Bharat 22 Ki Jai, or perhaps not
Why do investors buy ETFs? There are two main reasons. One, an ETF has a lower cost structure than a typical fund. This is because the fund manager doesn't go around searching for stocks and doing many investments. The ETF fund manager simply copies the index. Two, an ETF trades throughout the trading day on the stock exchanges, like stocks. A mutual fund trades only at the end of the day at the net asset value (NAV) price. So, ETFs offer greater flexibility.
Do remember that an ETF is as good as its stock portfolio. It's like buying players for an IPL team and sticking to a set playing 11 for the whole season. In a normal mutual fund, you could buy 15-20 players and rotate them depending upon their performance throughout the season.
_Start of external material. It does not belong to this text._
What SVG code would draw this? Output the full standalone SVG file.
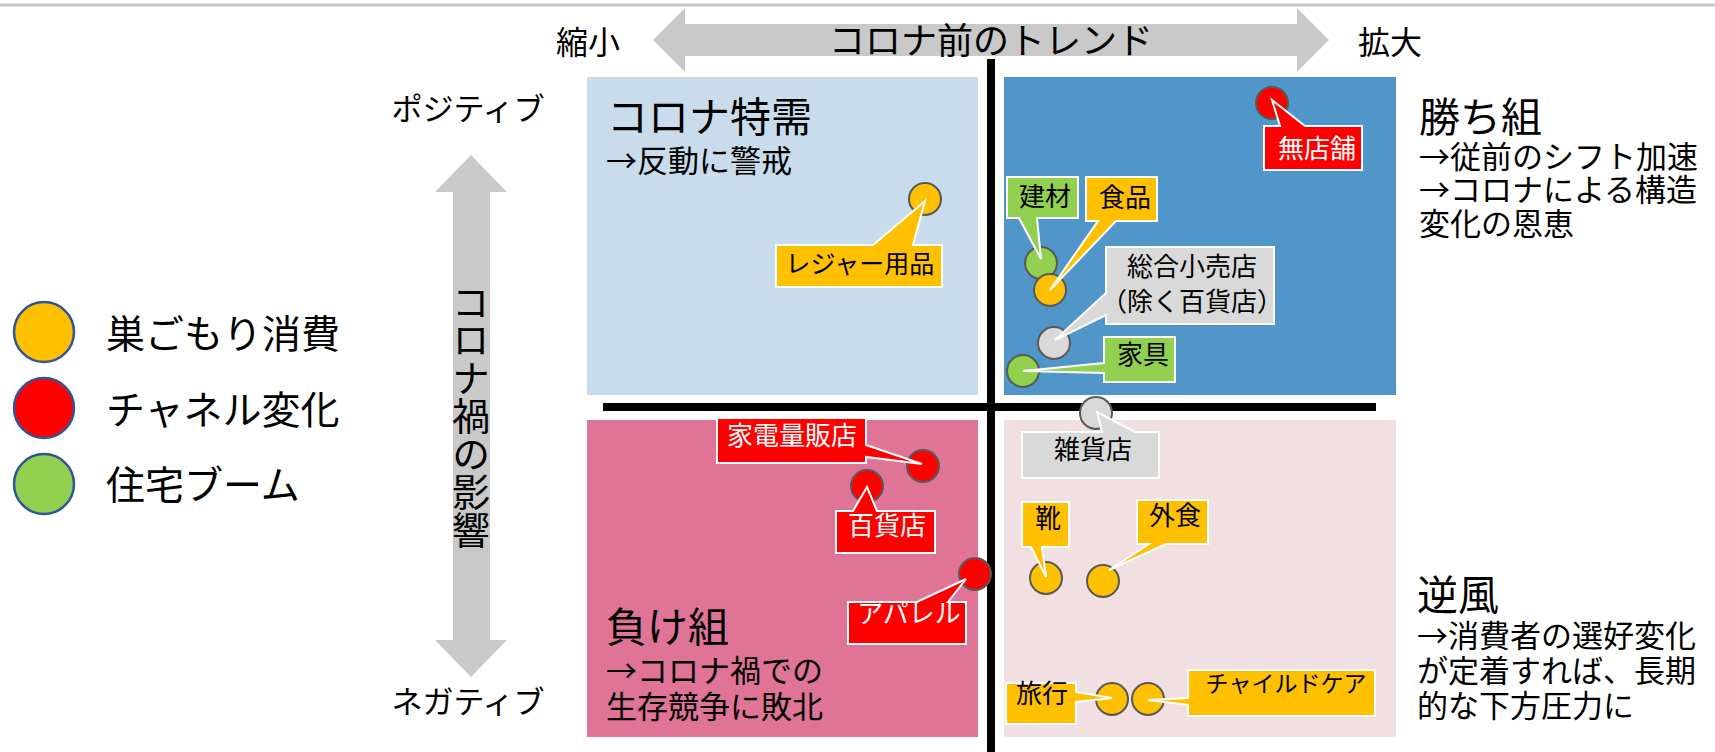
<svg xmlns="http://www.w3.org/2000/svg" width="1715" height="752" viewBox="0 0 1715 752">
<defs>
<style>
text { font-family: "Noto Sans CJK JP", "Noto Sans", sans-serif; fill: #000; }
.ax { font-size: 32px; }
.pn { font-size: 30px; }
.h1 { font-size: 41px; }
.b { font-size: 31px; }
.lg { font-size: 39px; }
.cl { font-size: 26px; text-anchor: middle; }
.w { fill: #fff; }
.dot { stroke: #595959; stroke-width: 2; }
.co { stroke: #fff; stroke-width: 2; stroke-linejoin: miter; }
.or { fill: #FFC000; }
.rd { fill: #FF0000; }
.gr { fill: #92D050; }
.gy { fill: #D9D9D9; }
.leg { stroke: #2F5597; stroke-width: 2.5; }
.arrow { fill: #C9C9C9; }
.axis { stroke: #000; stroke-width: 8; }
</style>
</defs>
<rect width="1715" height="752" fill="#fff"/>
<line x1="0" y1="5" x2="1715" y2="5" stroke="#C8C8C8" stroke-width="3"/>

<g id="quadrants">
  <rect id="q-tl" x="587" y="77" width="391" height="318" fill="#C9DCEB"/>
  <rect id="q-tr" x="1004" y="77" width="392" height="318" fill="#5096C8"/>
  <rect id="q-bl" x="587" y="420" width="391" height="317" fill="#DF7497"/>
  <rect id="q-br" x="1004" y="420" width="392" height="317" fill="#F2DFE2"/>
</g>

<g id="axes">
  <polygon id="arrow-h" class="arrow" points="653,40 685,8 685,24 1297,24 1297,8 1329,40 1297,72 1297,56 685,56 685,72"/>
  <polygon id="arrow-v" class="arrow" points="471,155 507,192 490,192 490,640 507,640 471,677 435,640 453,640 453,192 435,192"/>
  <text class="ax" x="991" y="54" text-anchor="middle" style="font-size:36px">コロナ前のトレンド</text>
  <text class="ax" x="588" y="54" text-anchor="middle">縮小</text>
  <text class="ax" x="1390" y="54" text-anchor="middle">拡大</text>
  <text class="pn" x="468" y="120" text-anchor="middle" style="font-size:31px">ポジティブ</text>
  <text class="pn" x="468" y="713" text-anchor="middle" style="font-size:31px">ネガティブ</text>
  <text x="471" y="416" writing-mode="vertical-rl" text-anchor="middle" style="font-size:38px">コロナ禍の影響</text>
  <line class="axis" x1="991" y1="59" x2="991" y2="752"/>
  <line class="axis" x1="603" y1="407" x2="1376" y2="407"/>
</g>

<g id="legend">
  <g id="legend-nest"><circle class="leg or" cx="44" cy="332" r="30"/><text class="lg" x="106" y="348">巣ごもり消費</text></g>
  <g id="legend-channel"><circle class="leg rd" cx="44" cy="408" r="30"/><text class="lg" x="106" y="424">チャネル変化</text></g>
  <g id="legend-housing"><circle class="leg gr" cx="44" cy="484" r="30"/><text class="lg" x="106" y="499">住宅ブーム</text></g>
</g>

<g id="titles">
  <g id="title-tl"><text class="h1" x="607" y="132">コロナ特需</text><text class="b" x="606" y="172">→反動に警戒</text></g>
  <g id="title-tr"><text class="h1" x="1419" y="132">勝ち組</text><text class="b" x="1419" y="168">→従前のシフト加速<tspan x="1419" dy="33">→コロナによる構造</tspan><tspan x="1419" dy="34">変化の恩恵</tspan></text></g>
  <g id="title-bl"><text class="h1" x="606" y="642">負け組</text><text class="b" x="606" y="682">→コロナ禍での<tspan x="606" dy="36">生存競争に敗北</tspan></text></g>
  <g id="title-br"><text class="h1" x="1417" y="610">逆風</text><text class="b" x="1417" y="647">→消費者の選好変化<tspan x="1417" dy="35">が定着すれば、長期</tspan><tspan x="1417" dy="35">的な下方圧力に</tspan></text></g>
</g>

<g id="dots">
  <circle class="dot or" cx="925" cy="199" r="16"/>
  <circle class="dot rd" cx="1272" cy="103" r="16"/>
  <circle class="dot gr" cx="1041" cy="263" r="16"/>
  <circle class="dot or" cx="1050" cy="290" r="16"/>
  <circle class="dot gy" cx="1054" cy="343" r="16"/>
  <circle class="dot gr" cx="1023" cy="371" r="16"/>
  <circle class="dot rd" cx="923" cy="466" r="16"/>
  <circle class="dot rd" cx="867" cy="486" r="16"/>
  <circle class="dot rd" cx="975" cy="574" r="16"/>
  <circle class="dot gy" cx="1096" cy="413" r="16"/>
  <circle class="dot or" cx="1046" cy="578" r="16"/>
  <circle class="dot or" cx="1103" cy="581" r="16"/>
  <circle class="dot or" cx="1112" cy="699" r="16"/>
  <circle class="dot or" cx="1148" cy="699" r="16"/>
</g>

<g id="connectors">
  <g id="c-leisure"><path class="co or" d="M776,245 H873 L925,201 L913,245 H942 V287 H776 Z"/><text class="cl" x="860" y="273" style="font-size:25px">レジャー用品</text></g>
  <g id="c-nostore"><path class="co rd" d="M1264,126 H1280 L1272,100 L1305,126 H1362 V170 H1264 Z"/><text class="cl w" x="1317" y="158">無店舗</text></g>
  <g id="c-building"><path class="co gr" d="M1007,177 H1078 V218 H1037 L1041,259 L1019,218 H1007 Z"/><text class="cl" x="1045" y="206">建材</text></g>
  <g id="c-food"><path class="co or" d="M1086,177 H1157 V221 H1116 L1050,290 L1098,221 H1086 Z"/><text class="cl" x="1125" y="207">食品</text></g>
  <g id="c-gms"><path class="co gy" d="M1106,247 H1274 V324 H1106 V315 L1055,340 L1106,293 Z"/><text class="cl" x="1192" y="276">総合小売店<tspan x="1192" dy="35">（除く百貨店）</tspan></text></g>
  <g id="c-furniture"><path class="co gr" d="M1104,337 H1175 V382 H1104 V373 L1023,371 L1104,363 Z"/><text class="cl" x="1143" y="364">家具</text></g>
  <g id="c-electronics"><path class="co rd" d="M717,418 H866 V445 L922,464 L866,457 V463 H717 Z"/><text class="cl w" x="792" y="445">家電量販店</text></g>
  <g id="c-dept"><path class="co rd" d="M836,511 H853 L867,487 L877,511 H935 V553 H836 Z"/><text class="cl w" x="887" y="535">百貨店</text></g>
  <g id="c-apparel"><path class="co rd" d="M848,602 H917 L966,579 L948,602 H966 V644 H848 Z"/><text class="cl w" x="909" y="623">アパレル</text></g>
  <g id="c-goods"><path class="co gy" d="M1022,432 H1102 L1097,412 L1135,432 H1159 V478 H1022 Z"/><text class="cl" x="1093" y="459">雑貨店</text></g>
  <g id="c-shoes"><path class="co or" d="M1022,502 H1069 V547 H1042 L1046,577 L1031,547 H1022 Z"/><text class="cl" x="1048" y="528">靴</text></g>
  <g id="c-dining"><path class="co or" d="M1137,500 H1208 V544 H1166 L1109,570 L1149,544 H1137 Z"/><text class="cl" x="1175" y="525">外食</text></g>
  <g id="c-travel"><path class="co or" d="M1006,683 H1076 V692 L1112,698 L1076,702 V724 H1006 Z"/><text class="cl" x="1042" y="703">旅行</text></g>
  <g id="c-childcare"><path class="co or" d="M1188,670 H1375 V716 H1188 V705 L1148,700 L1188,698 Z"/><text class="cl" x="1286" y="692" style="font-size:23px">チャイルドケア</text></g>
</g>
</svg>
The Bharat 22 ETF may offer discounts, some tax breaks and loyalty bonuses to lure and compensate investors. However, that doesn't take away the risks in this product.
For average retail investors, betting on a theme is always dangerous. A theme can either work well or flop. So, all the stocks behave in a same fashion. The problem with a government theme is that it is actually not a theme. A theme could be consumption (FMCG, consumer durables), lending (banking, NBFC, housing finance, microfinance) or transportation (cars, bikes, trucks, buses). However, Bharat 22 or the CPSE ETFs are not like this. Bharat 22 ETF is a clear bet on the government's corporate governance program.
Also, given the anecdotal experience of dealing with government departments, would you like to bet your money on government-owned companies? If your answer is yes, go in for the Bharat 22 ETF. The attractiveness of PSUs in recent years is on account of a perception change about the government's working style and policies.
Ideally, such funds are for more evolved investors. This is only because the performance of thematic funds can be very erratic. If you are an investor who can stomach that risk, go for it. And, limit the exposure to less than 10 percent of your total portfolio.